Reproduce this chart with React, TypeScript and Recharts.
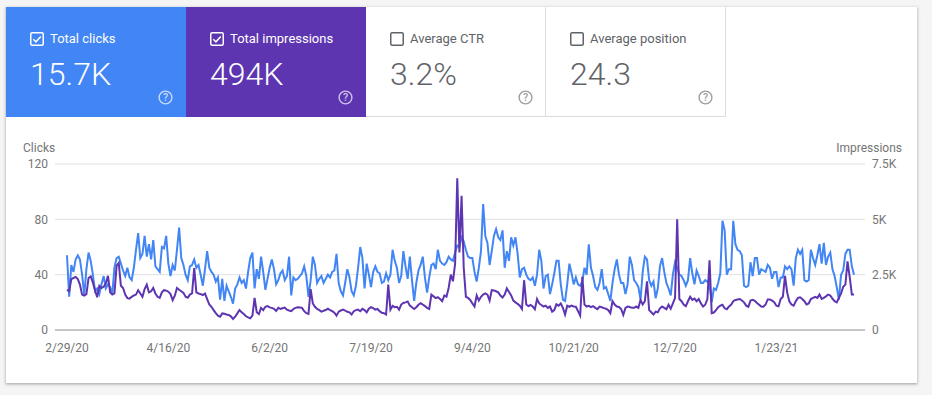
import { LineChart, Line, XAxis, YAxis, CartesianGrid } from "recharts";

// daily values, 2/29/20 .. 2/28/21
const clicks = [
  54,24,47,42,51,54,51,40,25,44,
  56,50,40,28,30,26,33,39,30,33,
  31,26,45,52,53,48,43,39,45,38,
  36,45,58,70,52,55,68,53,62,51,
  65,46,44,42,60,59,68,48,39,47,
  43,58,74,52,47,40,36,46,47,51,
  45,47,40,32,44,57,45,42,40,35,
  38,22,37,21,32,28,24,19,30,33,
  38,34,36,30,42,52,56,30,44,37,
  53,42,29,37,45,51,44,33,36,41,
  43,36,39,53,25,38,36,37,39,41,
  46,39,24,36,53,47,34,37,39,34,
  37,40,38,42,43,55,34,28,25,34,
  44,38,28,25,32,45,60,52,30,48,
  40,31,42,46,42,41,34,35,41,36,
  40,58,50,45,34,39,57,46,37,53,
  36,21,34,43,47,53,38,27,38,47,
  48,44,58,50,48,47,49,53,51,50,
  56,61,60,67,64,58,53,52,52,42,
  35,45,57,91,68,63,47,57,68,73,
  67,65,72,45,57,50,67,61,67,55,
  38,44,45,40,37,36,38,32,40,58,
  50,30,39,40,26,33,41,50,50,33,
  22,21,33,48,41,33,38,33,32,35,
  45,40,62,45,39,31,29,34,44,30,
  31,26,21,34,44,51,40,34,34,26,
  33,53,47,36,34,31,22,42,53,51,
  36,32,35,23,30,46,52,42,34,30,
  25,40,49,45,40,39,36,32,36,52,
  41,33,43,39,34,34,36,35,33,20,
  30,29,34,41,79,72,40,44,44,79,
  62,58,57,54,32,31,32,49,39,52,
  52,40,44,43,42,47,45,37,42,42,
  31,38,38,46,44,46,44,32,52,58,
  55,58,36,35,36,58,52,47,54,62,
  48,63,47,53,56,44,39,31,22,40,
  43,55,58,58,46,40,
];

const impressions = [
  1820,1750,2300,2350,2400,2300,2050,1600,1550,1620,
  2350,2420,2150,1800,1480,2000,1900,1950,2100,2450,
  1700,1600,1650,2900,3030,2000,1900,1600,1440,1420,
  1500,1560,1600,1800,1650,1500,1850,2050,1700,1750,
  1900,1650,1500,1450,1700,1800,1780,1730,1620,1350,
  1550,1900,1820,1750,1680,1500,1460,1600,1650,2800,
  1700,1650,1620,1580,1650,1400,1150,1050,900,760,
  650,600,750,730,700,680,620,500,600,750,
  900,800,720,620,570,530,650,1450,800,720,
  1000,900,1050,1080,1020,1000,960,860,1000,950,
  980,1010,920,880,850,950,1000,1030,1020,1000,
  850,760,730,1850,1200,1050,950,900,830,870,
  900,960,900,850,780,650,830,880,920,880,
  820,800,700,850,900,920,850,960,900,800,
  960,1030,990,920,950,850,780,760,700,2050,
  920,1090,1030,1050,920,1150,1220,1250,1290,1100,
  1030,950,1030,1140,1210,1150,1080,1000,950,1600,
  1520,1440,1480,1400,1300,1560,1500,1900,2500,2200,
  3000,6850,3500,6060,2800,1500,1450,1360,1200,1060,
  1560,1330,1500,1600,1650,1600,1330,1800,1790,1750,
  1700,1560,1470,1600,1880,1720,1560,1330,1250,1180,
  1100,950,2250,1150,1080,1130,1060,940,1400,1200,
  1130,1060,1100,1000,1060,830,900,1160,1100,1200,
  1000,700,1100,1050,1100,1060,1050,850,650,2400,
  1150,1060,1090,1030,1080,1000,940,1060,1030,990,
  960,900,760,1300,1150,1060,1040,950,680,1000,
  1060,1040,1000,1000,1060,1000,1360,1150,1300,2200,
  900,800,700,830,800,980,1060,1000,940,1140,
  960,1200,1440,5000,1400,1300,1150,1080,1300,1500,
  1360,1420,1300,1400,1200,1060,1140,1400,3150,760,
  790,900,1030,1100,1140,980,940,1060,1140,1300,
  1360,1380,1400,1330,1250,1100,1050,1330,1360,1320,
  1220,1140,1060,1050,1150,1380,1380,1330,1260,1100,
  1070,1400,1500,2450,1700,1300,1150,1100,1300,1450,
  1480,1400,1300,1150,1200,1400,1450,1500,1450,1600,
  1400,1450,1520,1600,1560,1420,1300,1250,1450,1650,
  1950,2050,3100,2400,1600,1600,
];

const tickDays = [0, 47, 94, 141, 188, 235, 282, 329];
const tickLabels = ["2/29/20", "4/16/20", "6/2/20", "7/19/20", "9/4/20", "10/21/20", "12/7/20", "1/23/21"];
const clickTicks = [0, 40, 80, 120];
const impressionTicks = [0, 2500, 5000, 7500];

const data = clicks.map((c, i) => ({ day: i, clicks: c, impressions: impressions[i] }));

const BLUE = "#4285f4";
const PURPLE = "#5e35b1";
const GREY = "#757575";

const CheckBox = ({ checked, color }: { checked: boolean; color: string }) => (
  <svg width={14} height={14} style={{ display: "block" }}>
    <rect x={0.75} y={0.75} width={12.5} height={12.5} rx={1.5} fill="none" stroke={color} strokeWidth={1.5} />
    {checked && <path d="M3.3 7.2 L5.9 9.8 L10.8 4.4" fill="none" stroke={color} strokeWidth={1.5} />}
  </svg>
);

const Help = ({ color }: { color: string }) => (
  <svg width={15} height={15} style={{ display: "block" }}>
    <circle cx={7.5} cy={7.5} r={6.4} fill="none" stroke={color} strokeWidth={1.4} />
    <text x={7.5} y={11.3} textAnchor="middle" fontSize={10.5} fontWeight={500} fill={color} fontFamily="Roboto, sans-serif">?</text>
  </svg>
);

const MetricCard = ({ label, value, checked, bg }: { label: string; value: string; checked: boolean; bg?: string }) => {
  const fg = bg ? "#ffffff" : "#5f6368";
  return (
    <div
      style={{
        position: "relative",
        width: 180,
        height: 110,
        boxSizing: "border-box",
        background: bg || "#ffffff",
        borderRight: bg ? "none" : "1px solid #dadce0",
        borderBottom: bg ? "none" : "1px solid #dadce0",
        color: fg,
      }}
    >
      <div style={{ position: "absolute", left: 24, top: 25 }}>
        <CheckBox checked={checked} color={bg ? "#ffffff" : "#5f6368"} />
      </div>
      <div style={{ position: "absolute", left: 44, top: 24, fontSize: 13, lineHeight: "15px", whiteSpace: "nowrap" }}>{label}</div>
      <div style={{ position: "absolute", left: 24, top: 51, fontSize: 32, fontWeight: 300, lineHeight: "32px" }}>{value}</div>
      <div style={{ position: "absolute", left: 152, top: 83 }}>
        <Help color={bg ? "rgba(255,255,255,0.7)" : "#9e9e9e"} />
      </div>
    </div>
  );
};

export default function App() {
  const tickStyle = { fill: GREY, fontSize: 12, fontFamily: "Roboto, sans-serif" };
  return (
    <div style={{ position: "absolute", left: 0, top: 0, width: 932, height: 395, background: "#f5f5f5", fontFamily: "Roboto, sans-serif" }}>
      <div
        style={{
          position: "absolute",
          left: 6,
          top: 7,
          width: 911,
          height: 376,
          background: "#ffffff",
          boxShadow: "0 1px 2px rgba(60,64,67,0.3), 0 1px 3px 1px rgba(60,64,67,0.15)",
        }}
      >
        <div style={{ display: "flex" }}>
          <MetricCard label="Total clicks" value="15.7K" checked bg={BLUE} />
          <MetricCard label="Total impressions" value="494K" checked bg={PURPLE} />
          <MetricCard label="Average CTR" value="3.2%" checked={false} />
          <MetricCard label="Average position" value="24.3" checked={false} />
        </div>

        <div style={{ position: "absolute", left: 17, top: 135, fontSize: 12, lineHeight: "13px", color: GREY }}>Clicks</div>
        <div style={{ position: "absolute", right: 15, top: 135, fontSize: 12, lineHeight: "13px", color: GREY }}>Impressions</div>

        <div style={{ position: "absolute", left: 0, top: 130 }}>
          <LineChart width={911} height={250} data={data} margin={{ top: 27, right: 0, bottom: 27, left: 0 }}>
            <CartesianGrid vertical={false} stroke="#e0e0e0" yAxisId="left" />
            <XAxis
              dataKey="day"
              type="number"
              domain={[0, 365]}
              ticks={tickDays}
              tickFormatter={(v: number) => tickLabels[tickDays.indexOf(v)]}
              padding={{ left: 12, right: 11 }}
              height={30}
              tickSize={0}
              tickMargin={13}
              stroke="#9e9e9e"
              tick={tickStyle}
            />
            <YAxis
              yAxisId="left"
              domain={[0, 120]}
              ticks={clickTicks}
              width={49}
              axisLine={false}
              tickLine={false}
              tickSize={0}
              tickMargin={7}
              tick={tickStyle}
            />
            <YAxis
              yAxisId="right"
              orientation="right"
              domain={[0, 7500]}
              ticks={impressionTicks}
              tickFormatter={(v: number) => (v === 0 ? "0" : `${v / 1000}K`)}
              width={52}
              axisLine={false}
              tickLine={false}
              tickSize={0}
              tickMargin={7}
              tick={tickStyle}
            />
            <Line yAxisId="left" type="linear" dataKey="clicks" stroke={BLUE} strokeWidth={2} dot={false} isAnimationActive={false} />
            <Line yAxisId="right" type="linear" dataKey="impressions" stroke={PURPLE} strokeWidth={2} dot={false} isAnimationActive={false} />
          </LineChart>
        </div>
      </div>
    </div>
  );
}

* _WORK INSTRUCTIONS_
Leave out the pictures and repeat exactly the lines from the start of the material through the line that contains "XAxis, YAxis, CartesianGrid", both included.

* _EXERCISE SOLUTION_
Reproduce this chart with React, TypeScript and Recharts.
import { LineChart, Line, XAxis, YAxis, CartesianGrid } from "recharts";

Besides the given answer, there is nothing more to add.